CHALLENGE — Print, word for word, every line from the beginning of the listing up to and including the line with "change, saar */". Pictures are to be excluded.

- - - -

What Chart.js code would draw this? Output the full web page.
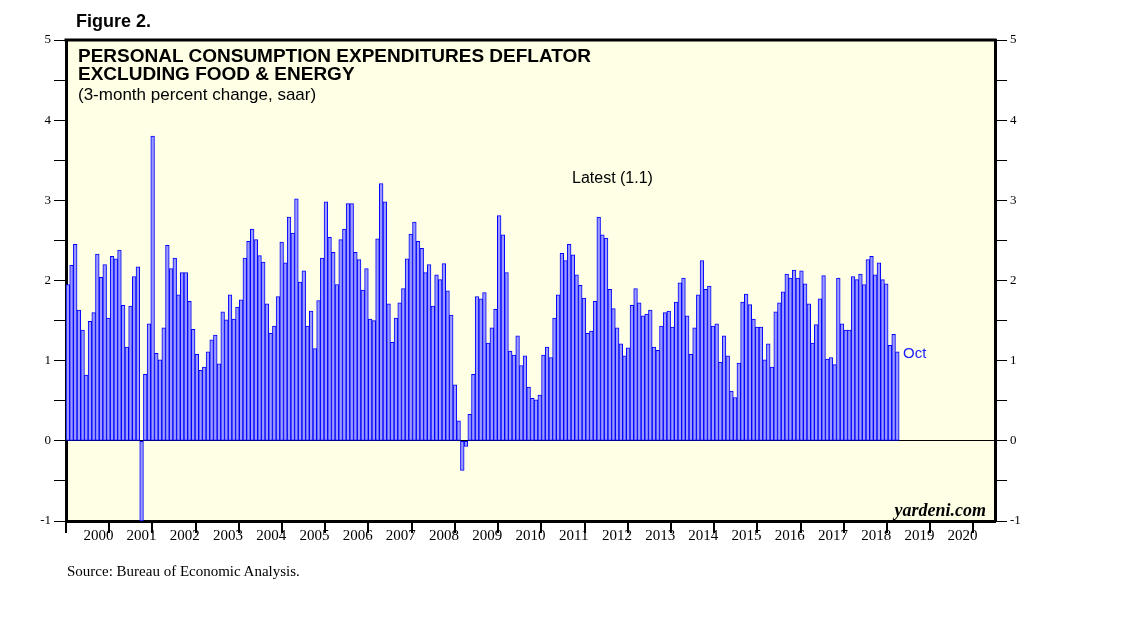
<!DOCTYPE html>
<html>
<head>
<meta charset="utf-8">
<script src="https://cdn.jsdelivr.net/npm/chart.js@4.4.1/dist/chart.umd.min.js"></script>
<style>
  body { margin: 0; background: #fff; }
  #wrap { position: relative; width: 1138px; height: 621px; overflow: hidden; }
  #chart { position: absolute; left: 0; top: 0; }
  .t { position: absolute; white-space: nowrap; line-height: 1; color: #000; }
  .sans { font-family: "Liberation Sans", Arial, sans-serif; }
  .serif { font-family: "Liberation Serif", "Times New Roman", serif; }
</style>
</head>
<body>
<div id="wrap">
  <canvas id="chart" width="1138" height="621"></canvas>
  <div class="t sans" style="left:76px; top:12px; font-size:18px; font-weight:bold;">Figure 2.</div>
  <div class="t sans" style="left:78px; top:46px; font-size:19px; font-weight:bold;">PERSONAL CONSUMPTION EXPENDITURES DEFLATOR</div>
  <div class="t sans" style="left:78px; top:64px; font-size:19px; font-weight:bold;">EXCLUDING FOOD &amp; ENERGY</div>
  <div class="t sans" style="left:78px; top:86px; font-size:17px;">(3-month percent change, saar)</div>
  <div class="t sans" style="left:572px; top:170px; font-size:16px;">Latest (1.1)</div>
  <div class="t sans" style="left:903px; top:345px; font-size:15px; color:#1a1aff;">Oct</div>
  <div class="t serif" style="right:152px; top:501px; font-size:18px; font-weight:bold; font-style:italic;">yardeni.com</div>
  <div class="t serif" style="left:67px; top:564px; font-size:15px;">Source: Bureau of Economic Analysis.</div>
</div>
<script>
/* DATA: monthly 3-month % change, saar */

const years = ["2000", "2001", "2002", "2003", "2004", "2005", "2006", "2007",
  "2008", "2009", "2010", "2011", "2012", "2013", "2014", "2015", "2016",
  "2017", "2018", "2019", "2020"];

const months = ["Jan", "Feb", "Mar", "Apr", "May", "Jun",
  "Jul", "Aug", "Sep", "Oct", "Nov", "Dec"];

const v2000 = [1.95, 2.19, 2.45, 1.63, 1.38, 0.82, 1.49, 1.60, 2.33, 2.04, 2.20, 1.53];
const v2001 = [2.30, 2.27, 2.38, 1.69, 1.17, 1.68, 2.05, 2.17, -1.00, 0.83, 1.46, 3.80];
const v2002 = [1.09, 1.01, 1.41, 2.44, 2.15, 2.28, 1.82, 2.10, 2.10, 1.74, 1.39, 1.08];
const v2003 = [0.88, 0.92, 1.11, 1.26, 1.32, 0.96, 1.61, 1.51, 1.82, 1.52, 1.67, 1.76];
const v2004 = [2.28, 2.49, 2.64, 2.51, 2.31, 2.23, 1.71, 1.34, 1.43, 1.80, 2.48, 2.22];
const v2005 = [2.79, 2.59, 3.02, 1.98, 2.12, 1.43, 1.62, 1.15, 1.75, 2.28, 2.98, 2.54];
const v2006 = [2.35, 1.95, 2.51, 2.64, 2.96, 2.96, 2.35, 2.26, 1.88, 2.15, 1.52, 1.50];
const v2007 = [2.52, 3.21, 2.98, 1.71, 1.23, 1.53, 1.72, 1.90, 2.27, 2.58, 2.73, 2.49];
const v2008 = [2.40, 2.10, 2.20, 1.68, 2.07, 2.01, 2.21, 1.87, 1.57, 0.70, 0.25, -0.37];
const v2009 = [-0.07, 0.33, 0.83, 1.80, 1.77, 1.85, 1.22, 1.41, 1.64, 2.81, 2.57, 2.10];
const v2010 = [1.12, 1.07, 1.31, 0.94, 1.06, 0.67, 0.53, 0.51, 0.57, 1.07, 1.17, 1.04];
const v2011 = [1.53, 1.82, 2.34, 2.25, 2.45, 2.32, 2.07, 1.94, 1.78, 1.34, 1.37, 1.74];
const v2012 = [2.79, 2.57, 2.53, 1.89, 1.65, 1.41, 1.21, 1.06, 1.16, 1.69, 1.90, 1.72];
const v2013 = [1.56, 1.58, 1.63, 1.17, 1.13, 1.43, 1.60, 1.62, 1.42, 1.73, 1.97, 2.03];
const v2014 = [1.56, 1.08, 1.41, 1.82, 2.25, 1.89, 1.93, 1.43, 1.46, 0.98, 1.31, 1.06];
const v2015 = [0.62, 0.54, 0.97, 1.73, 1.83, 1.70, 1.52, 1.42, 1.42, 1.01, 1.21, 0.92];
const v2016 = [1.61, 1.72, 1.86, 2.08, 2.03, 2.13, 2.03, 2.12, 1.96, 1.71, 1.22, 1.45];
const v2017 = [1.77, 2.06, 1.02, 1.04, 0.95, 2.03, 1.46, 1.38, 1.38, 2.05, 2.01, 2.08];
const v2018 = [1.95, 2.26, 2.30, 2.07, 2.22, 2.01, 1.96, 1.19, 1.33, 1.11];

const values = [].concat(v2000, v2001, v2002, v2003, v2004, v2005, v2006,
  v2007, v2008, v2009, v2010, v2011, v2012, v2013, v2014, v2015, v2016,
  v2017, v2018);

/* one category per month, axis runs to end of 2020 */
const labels = [];
years.forEach(y => months.forEach(m => labels.push(m + " " + y)));

/* BACKGROUND + TOP FRAME */

const framePlugin = {
  id: "frame",
  beforeDraw(chart) {
    const a = chart.chartArea, ctx = chart.ctx;
    ctx.save();
    ctx.fillStyle = "#ffffe6";
    ctx.fillRect(a.left, a.top, a.right - a.left, a.bottom - a.top);
    ctx.restore();
  },
  afterDraw(chart) {
    const a = chart.chartArea, ctx = chart.ctx;
    ctx.save();
    ctx.strokeStyle = "#000";
    ctx.lineWidth = 3;
    ctx.beginPath();
    ctx.moveTo(a.left - 1.5, a.top);
    ctx.lineTo(a.right + 1.5, a.top);
    ctx.stroke();
    ctx.restore();
  }
};

const serif = "'Liberation Serif', 'Times New Roman', serif";

function yAxis(pos, width, onArea) {
  return {
    position: pos,
    min: -1,
    max: 5,
    afterFit(s) { s.width = width; },
    ticks: {
      stepSize: 0.5,
      color: "#000",
      padding: 3,
      font: { family: serif, size: 13 },
      callback: v => Number.isInteger(v) ? String(v) : ""
    },
    grid: {
      drawOnChartArea: onArea,
      color: ctx => (ctx.tick && ctx.tick.value === 0) ? "#000" : "rgba(0,0,0,0)",
      tickColor: "#000",
      tickLength: 12,
      lineWidth: 1
    },
    border: { color: "#000", width: 3 }
  };
}

new Chart(document.getElementById("chart"), {
  type: "bar",
  data: {
    labels: labels,
    datasets: [{
      data: values,
      backgroundColor: "#9999ff",
      borderColor: "#0000ff",
      borderWidth: 1,
      borderSkipped: false,
      barPercentage: 1,
      categoryPercentage: 1
    }]
  },
  plugins: [framePlugin],
  options: {
    responsive: false,
    devicePixelRatio: 1,
    animation: false,
    layout: { padding: { left: 0, right: 103, top: 40, bottom: 70 } },
    plugins: {
      legend: { display: false },
      tooltip: { enabled: false }
    },
    scales: {
      x: { display: false },
      years: {
        type: "linear",
        position: "bottom",
        min: 0,
        max: years.length,
        afterFit(s) { s.height = 30; },
        afterBuildTicks(s) {
          const t = [];
          for (let i = 0; i <= years.length * 2; i++) t.push({ value: i / 2 });
          s.ticks = t;
        },
        ticks: {
          autoSkip: false,
          maxRotation: 0,
          color: "#000",
          padding: -6,
          font: { family: serif, size: 15 },
          callback: v => Number.isInteger(v) ? "" : years[Math.floor(v)]
        },
        grid: {
          drawOnChartArea: false,
          tickLength: 12,
          lineWidth: 2,
          color: "rgba(0,0,0,0)",
          tickColor: ctx => (ctx.tick && Number.isInteger(ctx.tick.value)) ? "#000" : "rgba(0,0,0,0)"
        },
        border: { color: "#000", width: 3 }
      },
      y: yAxis("left", 66, true),
      y2: yAxis("right", 40, false)
    }
  }
});
</script>
</body>
</html>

- - - -

RESPONSE —
What Chart.js code would draw this? Output the full web page.
<!DOCTYPE html>
<html>
<head>
<meta charset="utf-8">
<script src="https://cdn.jsdelivr.net/npm/chart.js@4.4.1/dist/chart.umd.min.js"></script>
<style>
  body { margin: 0; background: #fff; }
  #wrap { position: relative; width: 1138px; height: 621px; overflow: hidden; }
  #chart { position: absolute; left: 0; top: 0; }
  .t { position: absolute; white-space: nowrap; line-height: 1; color: #000; }
  .sans { font-family: "Liberation Sans", Arial, sans-serif; }
  .serif { font-family: "Liberation Serif", "Times New Roman", serif; }
</style>
</head>
<body>
<div id="wrap">
  <canvas id="chart" width="1138" height="621"></canvas>
  <div class="t sans" style="left:76px; top:12px; font-size:18px; font-weight:bold;">Figure 2.</div>
  <div class="t sans" style="left:78px; top:46px; font-size:19px; font-weight:bold;">PERSONAL CONSUMPTION EXPENDITURES DEFLATOR</div>
  <div class="t sans" style="left:78px; top:64px; font-size:19px; font-weight:bold;">EXCLUDING FOOD &amp; ENERGY</div>
  <div class="t sans" style="left:78px; top:86px; font-size:17px;">(3-month percent change, saar)</div>
  <div class="t sans" style="left:572px; top:170px; font-size:16px;">Latest (1.1)</div>
  <div class="t sans" style="left:903px; top:345px; font-size:15px; color:#1a1aff;">Oct</div>
  <div class="t serif" style="right:152px; top:501px; font-size:18px; font-weight:bold; font-style:italic;">yardeni.com</div>
  <div class="t serif" style="left:67px; top:564px; font-size:15px;">Source: Bureau of Economic Analysis.</div>
</div>
<script>
/* DATA: monthly 3-month % change, saar */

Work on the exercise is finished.